### What you should do
Output all the material that follows, exactly as given.
** BEGIN **
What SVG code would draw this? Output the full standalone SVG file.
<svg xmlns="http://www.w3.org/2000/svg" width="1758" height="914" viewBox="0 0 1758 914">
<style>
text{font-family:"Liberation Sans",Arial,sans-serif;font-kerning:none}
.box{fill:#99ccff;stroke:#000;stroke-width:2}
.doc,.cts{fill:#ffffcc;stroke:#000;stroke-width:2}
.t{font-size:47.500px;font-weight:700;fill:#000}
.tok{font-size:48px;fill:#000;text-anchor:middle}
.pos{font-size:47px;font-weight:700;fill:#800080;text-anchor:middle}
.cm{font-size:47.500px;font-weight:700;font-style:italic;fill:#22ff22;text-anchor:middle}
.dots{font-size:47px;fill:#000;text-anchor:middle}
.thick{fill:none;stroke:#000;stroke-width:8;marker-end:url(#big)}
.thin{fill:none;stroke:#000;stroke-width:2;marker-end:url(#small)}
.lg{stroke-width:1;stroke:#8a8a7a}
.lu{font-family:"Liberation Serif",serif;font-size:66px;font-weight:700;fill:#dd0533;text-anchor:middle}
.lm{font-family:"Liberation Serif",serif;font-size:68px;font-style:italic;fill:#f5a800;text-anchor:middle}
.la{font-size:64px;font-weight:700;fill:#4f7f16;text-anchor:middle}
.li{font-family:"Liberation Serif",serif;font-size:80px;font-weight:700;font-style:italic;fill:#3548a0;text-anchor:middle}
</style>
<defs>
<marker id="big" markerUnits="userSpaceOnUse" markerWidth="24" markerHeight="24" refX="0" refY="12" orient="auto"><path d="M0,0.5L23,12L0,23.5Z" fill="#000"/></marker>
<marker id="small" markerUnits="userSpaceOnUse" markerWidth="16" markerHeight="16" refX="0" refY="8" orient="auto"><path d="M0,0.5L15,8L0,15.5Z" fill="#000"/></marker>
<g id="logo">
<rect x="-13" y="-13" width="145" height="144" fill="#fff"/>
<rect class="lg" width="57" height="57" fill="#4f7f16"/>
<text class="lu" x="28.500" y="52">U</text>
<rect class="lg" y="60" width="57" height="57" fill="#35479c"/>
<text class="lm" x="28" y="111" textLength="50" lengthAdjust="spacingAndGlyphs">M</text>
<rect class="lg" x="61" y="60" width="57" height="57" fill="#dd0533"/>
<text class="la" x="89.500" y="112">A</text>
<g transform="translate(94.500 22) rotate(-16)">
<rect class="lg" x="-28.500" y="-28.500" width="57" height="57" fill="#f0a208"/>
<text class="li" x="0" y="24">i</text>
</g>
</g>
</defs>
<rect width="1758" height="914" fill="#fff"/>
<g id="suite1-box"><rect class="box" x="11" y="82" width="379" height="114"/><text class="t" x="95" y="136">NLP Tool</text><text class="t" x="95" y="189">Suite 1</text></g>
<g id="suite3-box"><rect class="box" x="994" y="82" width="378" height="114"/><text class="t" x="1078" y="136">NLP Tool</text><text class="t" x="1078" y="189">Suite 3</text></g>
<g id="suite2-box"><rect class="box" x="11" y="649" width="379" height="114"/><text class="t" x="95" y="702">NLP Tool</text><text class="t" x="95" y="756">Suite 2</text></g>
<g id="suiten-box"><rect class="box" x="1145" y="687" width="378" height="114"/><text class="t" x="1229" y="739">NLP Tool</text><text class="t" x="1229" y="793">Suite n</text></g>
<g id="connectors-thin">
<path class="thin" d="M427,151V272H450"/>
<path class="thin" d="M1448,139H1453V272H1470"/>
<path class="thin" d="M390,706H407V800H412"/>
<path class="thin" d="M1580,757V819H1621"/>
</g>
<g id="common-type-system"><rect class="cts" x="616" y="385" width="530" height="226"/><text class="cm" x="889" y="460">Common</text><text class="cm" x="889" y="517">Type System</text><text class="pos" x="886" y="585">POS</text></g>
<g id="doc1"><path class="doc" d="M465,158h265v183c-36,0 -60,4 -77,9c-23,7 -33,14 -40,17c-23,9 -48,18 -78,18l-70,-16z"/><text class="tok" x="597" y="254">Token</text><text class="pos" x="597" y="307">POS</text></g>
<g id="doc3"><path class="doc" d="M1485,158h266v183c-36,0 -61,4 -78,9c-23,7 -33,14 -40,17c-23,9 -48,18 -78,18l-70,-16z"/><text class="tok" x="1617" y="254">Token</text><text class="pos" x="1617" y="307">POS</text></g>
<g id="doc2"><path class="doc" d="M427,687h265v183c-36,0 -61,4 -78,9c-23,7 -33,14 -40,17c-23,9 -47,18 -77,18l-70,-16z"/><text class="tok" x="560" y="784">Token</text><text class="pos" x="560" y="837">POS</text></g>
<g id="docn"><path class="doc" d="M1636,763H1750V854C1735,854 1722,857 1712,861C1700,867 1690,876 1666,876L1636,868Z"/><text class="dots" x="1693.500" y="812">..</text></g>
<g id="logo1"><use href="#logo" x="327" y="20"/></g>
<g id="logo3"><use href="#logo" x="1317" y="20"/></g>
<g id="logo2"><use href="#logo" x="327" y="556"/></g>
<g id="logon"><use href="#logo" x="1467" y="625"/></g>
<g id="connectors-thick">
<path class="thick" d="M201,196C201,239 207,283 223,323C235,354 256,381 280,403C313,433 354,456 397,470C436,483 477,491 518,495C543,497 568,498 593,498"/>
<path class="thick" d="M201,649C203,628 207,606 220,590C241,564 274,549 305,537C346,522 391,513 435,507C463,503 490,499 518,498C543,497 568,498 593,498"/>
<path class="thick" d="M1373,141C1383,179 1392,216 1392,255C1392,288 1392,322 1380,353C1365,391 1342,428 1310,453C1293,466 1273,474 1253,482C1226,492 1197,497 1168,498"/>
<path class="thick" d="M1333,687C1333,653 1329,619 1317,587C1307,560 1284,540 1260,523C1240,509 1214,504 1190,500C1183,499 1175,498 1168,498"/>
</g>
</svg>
** END **
### Solved problem
What SVG code would draw this? Output the full standalone SVG file.
<svg xmlns="http://www.w3.org/2000/svg" width="1758" height="914" viewBox="0 0 1758 914">
<style>
text{font-family:"Liberation Sans",Arial,sans-serif;font-kerning:none}
.box{fill:#99ccff;stroke:#000;stroke-width:2}
.doc,.cts{fill:#ffffcc;stroke:#000;stroke-width:2}
.t{font-size:47.500px;font-weight:700;fill:#000}
.tok{font-size:48px;fill:#000;text-anchor:middle}
.pos{font-size:47px;font-weight:700;fill:#800080;text-anchor:middle}
.cm{font-size:47.500px;font-weight:700;font-style:italic;fill:#22ff22;text-anchor:middle}
.dots{font-size:47px;fill:#000;text-anchor:middle}
.thick{fill:none;stroke:#000;stroke-width:8;marker-end:url(#big)}
.thin{fill:none;stroke:#000;stroke-width:2;marker-end:url(#small)}
.lg{stroke-width:1;stroke:#8a8a7a}
.lu{font-family:"Liberation Serif",serif;font-size:66px;font-weight:700;fill:#dd0533;text-anchor:middle}
.lm{font-family:"Liberation Serif",serif;font-size:68px;font-style:italic;fill:#f5a800;text-anchor:middle}
.la{font-size:64px;font-weight:700;fill:#4f7f16;text-anchor:middle}
.li{font-family:"Liberation Serif",serif;font-size:80px;font-weight:700;font-style:italic;fill:#3548a0;text-anchor:middle}
</style>
<defs>
<marker id="big" markerUnits="userSpaceOnUse" markerWidth="24" markerHeight="24" refX="0" refY="12" orient="auto"><path d="M0,0.5L23,12L0,23.5Z" fill="#000"/></marker>
<marker id="small" markerUnits="userSpaceOnUse" markerWidth="16" markerHeight="16" refX="0" refY="8" orient="auto"><path d="M0,0.5L15,8L0,15.5Z" fill="#000"/></marker>
<g id="logo">
<rect x="-13" y="-13" width="145" height="144" fill="#fff"/>
<rect class="lg" width="57" height="57" fill="#4f7f16"/>
<text class="lu" x="28.500" y="52">U</text>
<rect class="lg" y="60" width="57" height="57" fill="#35479c"/>
<text class="lm" x="28" y="111" textLength="50" lengthAdjust="spacingAndGlyphs">M</text>
<rect class="lg" x="61" y="60" width="57" height="57" fill="#dd0533"/>
<text class="la" x="89.500" y="112">A</text>
<g transform="translate(94.500 22) rotate(-16)">
<rect class="lg" x="-28.500" y="-28.500" width="57" height="57" fill="#f0a208"/>
<text class="li" x="0" y="24">i</text>
</g>
</g>
</defs>
<rect width="1758" height="914" fill="#fff"/>
<g id="suite1-box"><rect class="box" x="11" y="82" width="379" height="114"/><text class="t" x="95" y="136">NLP Tool</text><text class="t" x="95" y="189">Suite 1</text></g>
<g id="suite3-box"><rect class="box" x="994" y="82" width="378" height="114"/><text class="t" x="1078" y="136">NLP Tool</text><text class="t" x="1078" y="189">Suite 3</text></g>
<g id="suite2-box"><rect class="box" x="11" y="649" width="379" height="114"/><text class="t" x="95" y="702">NLP Tool</text><text class="t" x="95" y="756">Suite 2</text></g>
<g id="suiten-box"><rect class="box" x="1145" y="687" width="378" height="114"/><text class="t" x="1229" y="739">NLP Tool</text><text class="t" x="1229" y="793">Suite n</text></g>
<g id="connectors-thin">
<path class="thin" d="M427,151V272H450"/>
<path class="thin" d="M1448,139H1453V272H1470"/>
<path class="thin" d="M390,706H407V800H412"/>
<path class="thin" d="M1580,757V819H1621"/>
</g>
<g id="common-type-system"><rect class="cts" x="616" y="385" width="530" height="226"/><text class="cm" x="889" y="460">Common</text><text class="cm" x="889" y="517">Type System</text><text class="pos" x="886" y="585">POS</text></g>
<g id="doc1"><path class="doc" d="M465,158h265v183c-36,0 -60,4 -77,9c-23,7 -33,14 -40,17c-23,9 -48,18 -78,18l-70,-16z"/><text class="tok" x="597" y="254">Token</text><text class="pos" x="597" y="307">POS</text></g>
<g id="doc3"><path class="doc" d="M1485,158h266v183c-36,0 -61,4 -78,9c-23,7 -33,14 -40,17c-23,9 -48,18 -78,18l-70,-16z"/><text class="tok" x="1617" y="254">Token</text><text class="pos" x="1617" y="307">POS</text></g>
<g id="doc2"><path class="doc" d="M427,687h265v183c-36,0 -61,4 -78,9c-23,7 -33,14 -40,17c-23,9 -47,18 -77,18l-70,-16z"/><text class="tok" x="560" y="784">Token</text><text class="pos" x="560" y="837">POS</text></g>
<g id="docn"><path class="doc" d="M1636,763H1750V854C1735,854 1722,857 1712,861C1700,867 1690,876 1666,876L1636,868Z"/><text class="dots" x="1693.500" y="812">..</text></g>
<g id="logo1"><use href="#logo" x="327" y="20"/></g>
<g id="logo3"><use href="#logo" x="1317" y="20"/></g>
<g id="logo2"><use href="#logo" x="327" y="556"/></g>
<g id="logon"><use href="#logo" x="1467" y="625"/></g>
<g id="connectors-thick">
<path class="thick" d="M201,196C201,239 207,283 223,323C235,354 256,381 280,403C313,433 354,456 397,470C436,483 477,491 518,495C543,497 568,498 593,498"/>
<path class="thick" d="M201,649C203,628 207,606 220,590C241,564 274,549 305,537C346,522 391,513 435,507C463,503 490,499 518,498C543,497 568,498 593,498"/>
<path class="thick" d="M1373,141C1383,179 1392,216 1392,255C1392,288 1392,322 1380,353C1365,391 1342,428 1310,453C1293,466 1273,474 1253,482C1226,492 1197,497 1168,498"/>
<path class="thick" d="M1333,687C1333,653 1329,619 1317,587C1307,560 1284,540 1260,523C1240,509 1214,504 1190,500C1183,499 1175,498 1168,498"/>
</g>
</svg>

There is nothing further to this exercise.